Of the three, the last isn’t just the most currently controversial. It also has profound implications beyond the Prime Minister’s plan to ignore the will of Parliament expressed in Wednesday night’s vote to save a viable census.

Destroying a public asset is political vandalism. But it’s even more destructive to pit belief against science in charting the nation’s course.

Pollsters find that Canadians, particularly the highly educated, increasingly grasp that dynamic and spot its danger. But many still miss that gutting the census is not a singular act.

Largely lost in the shouting is that Conservatives are strangling the public’s right to know. Harper and friends are muting or distorting internal critics as they did the former chief statistician over the census. They are suppressing contrarian evidence as they did with the RCMP long-gun report. They’re flouting Access to Information laws, slashing federal research while jacking advertising to record levels and moving polling out of public reach in their war room.

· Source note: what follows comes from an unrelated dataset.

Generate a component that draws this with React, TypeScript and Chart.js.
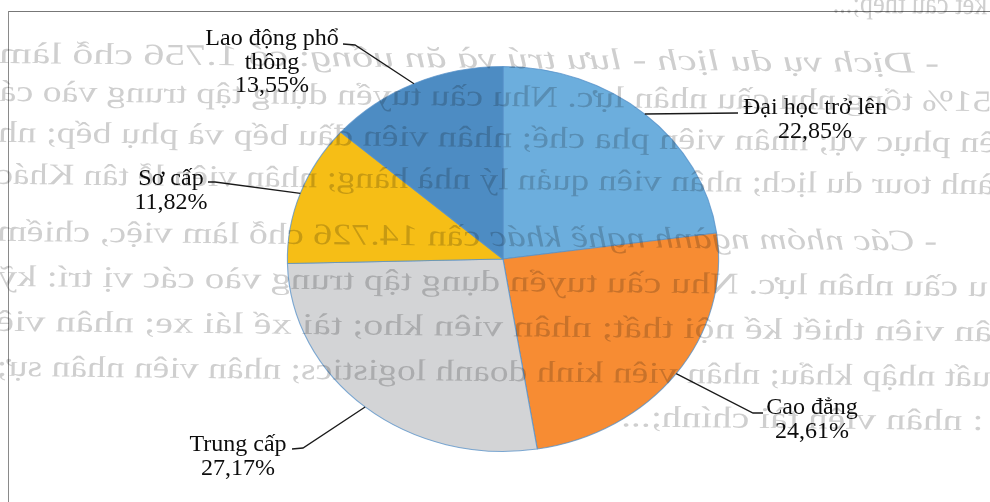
import React, { useEffect, useRef } from "react";
import { Chart, registerables } from "chart.js";

Chart.register(...registerables);

// Cơ cấu nhu cầu nhân lực theo trình độ (%)
const categories = ["Đại học trở lên", "Cao đẳng", "Trung cấp", "Sơ cấp", "Lao động phổ\nthông"];
const shares = [22.85, 24.61, 27.17, 11.82, 13.55];
const sliceColors = ["#6CAEDD", "#F78C33", "#D3D4D6", "#F6BE16", "#4D8CC3"];

// Horizontal stretch of the pie (the chart is drawn as a slightly wide oval)
const SX = 1.12;

// Callout placement: first text baseline (centred on x) and the leader-line bend points
const callouts = [
  { x: 815, y: 114, path: [[738, 113]] },
  { x: 812, y: 414, path: [[753, 413], [763, 413]] },
  { x: 238, y: 451, path: [[303, 448], [292, 449]] },
  { x: 171, y: 185, path: [[215, 182], [208, 182]] },
  { x: 272, y: 45, path: [[355, 45], [343, 44]] },
];
const LABEL_FONT = "24px 'Liberation Serif', 'Times New Roman', serif";
const LABEL_LINE = 23.5;

// Text of the facing page that shows through the paper (mirrored):
// each line runs from x0 (its first letter, on the right) to x1 (its last letter)
const pageLines = [
  { x0: 985, x1: 830, y: 9, italic: "", text: "kết cấu thép;..." },
  { x0: 937, x1: -3, y: 68, italic: "- Dịch vụ du lịch - lưu trú và ăn uống", text: ": có 1.756 chỗ làm" },
  { x0: 990, x1: -2, y: 106, italic: "", text: "51% tổng nhu cầu nhân lực. Nhu cầu tuyển dụng tập trung vào cá" },
  { x0: 995, x1: -3, y: 147, italic: "", text: "ên phục vụ; nhân viên pha chế; nhân viên đầu bếp và phụ bếp; nh" },
  { x0: 993, x1: -4, y: 189, italic: "", text: "ành tour du lịch; nhân viên quản lý nhà hàng; nhân viên lễ tân Khác" },
  { x0: 937, x1: -3, y: 246, italic: "- Các nhóm ngành nghề khác", text: " cần 14.726 chỗ làm việc, chiếm" },
  { x0: 988, x1: -2, y: 291, italic: "", text: "u cầu nhân lực. Nhu cầu tuyển dụng tập trung vào các vị trí: kỹ" },
  { x0: 993, x1: -3, y: 336, italic: "", text: "ân viên thiết kế nội thất; nhân viên kho; tài xế lái xe; nhân viê" },
  { x0: 992, x1: -2, y: 381, italic: "", text: "uất nhập khẩu; nhân viên kinh doanh logistics; nhân viên nhân sự;" },
  { x0: 985, x1: 623, y: 425, italic: "", text: ": nhân viên tài chính;..." },
];

const formatShare = (v: number) => v.toFixed(2).replace(".", ",") + "%";

const ovalPie = {
  id: "ovalPie",
  beforeDatasetsDraw(chart: any) {
    const arc = chart.getDatasetMeta(0).data[0];
    const ctx = chart.ctx;
    ctx.save();
    ctx.translate(arc.x, arc.y);
    ctx.scale(SX, 1);
    ctx.translate(-arc.x, -arc.y);
  },
  afterDatasetsDraw(chart: any) {
    chart.ctx.restore();
  },
};

const calloutLabels = {
  id: "calloutLabels",
  afterDraw(chart: any) {
    const ctx = chart.ctx;
    const meta = chart.getDatasetMeta(0);
    const labels = chart.data.labels as string[];
    const values = chart.data.datasets[0].data as number[];
    meta.data.forEach((arc: any, i: number) => {
      const c = callouts[i];
      const mid = (arc.startAngle + arc.endAngle) / 2;
      const ex = arc.x + Math.cos(mid) * arc.outerRadius * SX;
      const ey = arc.y + Math.sin(mid) * arc.outerRadius;
      ctx.save();
      ctx.strokeStyle = "#1a1a1a";
      ctx.lineWidth = 1.3;
      ctx.beginPath();
      ctx.moveTo(ex, ey);
      c.path.forEach(([px, py]) => ctx.lineTo(px, py));
      ctx.stroke();
      const lines = [...labels[i].split("\n"), formatShare(values[i])];
      ctx.fillStyle = "#0d0d0d";
      ctx.font = LABEL_FONT;
      ctx.textAlign = "center";
      ctx.textBaseline = "alphabetic";
      lines.forEach((t, k) => ctx.fillText(t, c.x, c.y + k * LABEL_LINE));
      ctx.restore();
    });
  },
};

export default function App() {
  const canvasRef = useRef<HTMLCanvasElement | null>(null);

  useEffect(() => {
    if (!canvasRef.current) return;
    const chart = new Chart(canvasRef.current, {
      type: "pie",
      data: {
        labels: categories,
        datasets: [
          {
            data: shares,
            backgroundColor: sliceColors,
            borderColor: "rgba(86,144,200,0.75)",
            borderWidth: 1,
          },
        ],
      },
      options: {
        responsive: false,
        animation: false,
        devicePixelRatio: 1,
        events: [],
        layout: { padding: { top: 66, bottom: 50, left: 310, right: 294 } },
        plugins: {
          legend: { display: false },
          tooltip: { enabled: false },
        },
      },
      plugins: [ovalPie, calloutLabels],
    });
    return () => chart.destroy();
  }, []);

  return (
    <div
      style={{
        position: "fixed",
        left: 0,
        top: 0,
        width: 990,
        height: 502,
        background: "#ffffff",
        overflow: "hidden",
      }}
    >
      <canvas ref={canvasRef} width={990} height={502} style={{ position: "absolute", left: 0, top: 0 }} />
      <div style={{ position: "absolute", left: 8, top: 11, width: 982, height: 1, background: "#777" }} />
      <div style={{ position: "absolute", left: 8, top: 11, width: 1, height: 491, background: "#8a8a8a" }} />
      <svg
        width={990}
        height={502}
        style={{ position: "absolute", left: 0, top: 0, mixBlendMode: "multiply", pointerEvents: "none" }}
      >
        <g
          transform="rotate(0.6 495 250) translate(990 0) scale(-1 1)"
          fill="#cfcfcf"
          fontFamily="'Liberation Serif', 'Times New Roman', serif"
          fontSize={30}
        >
          {pageLines.map((l, i) => (
            <text
              key={i}
              x={990 - l.x0}
              y={l.y}
              textLength={l.x0 - l.x1}
              lengthAdjust="spacingAndGlyphs"
            >
              {l.italic ? <tspan fontStyle="italic">{l.italic}</tspan> : null}
              {l.text}
            </text>
          ))}
        </g>
      </svg>
    </div>
  );
}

It’s refreshing and commendable that this ruling party, unlike Liberal predecessors, is climbing off our backs to pay its political expenses. But it’s tiring and ominous that Conservatives are systematically limiting the capacity of Canadians to understand the what and why of government decisions.

Voters and taxpayers are vulnerable in an information vacuum. They have little empirical protection from the spin that away from here is known as lies. We the people have no consistent means of separating fact from fiction, reason from ideology or imminent dangers from imagined threats.

Sometimes those problems self-correct. The military smirked at the Russian hysterics, time is easing Tamil fears and census rhetoric now rings foolish even to some Conservatives.

But knowledge is power and a country denied the information it needs faces sleepless nights tossing and turning in the dark.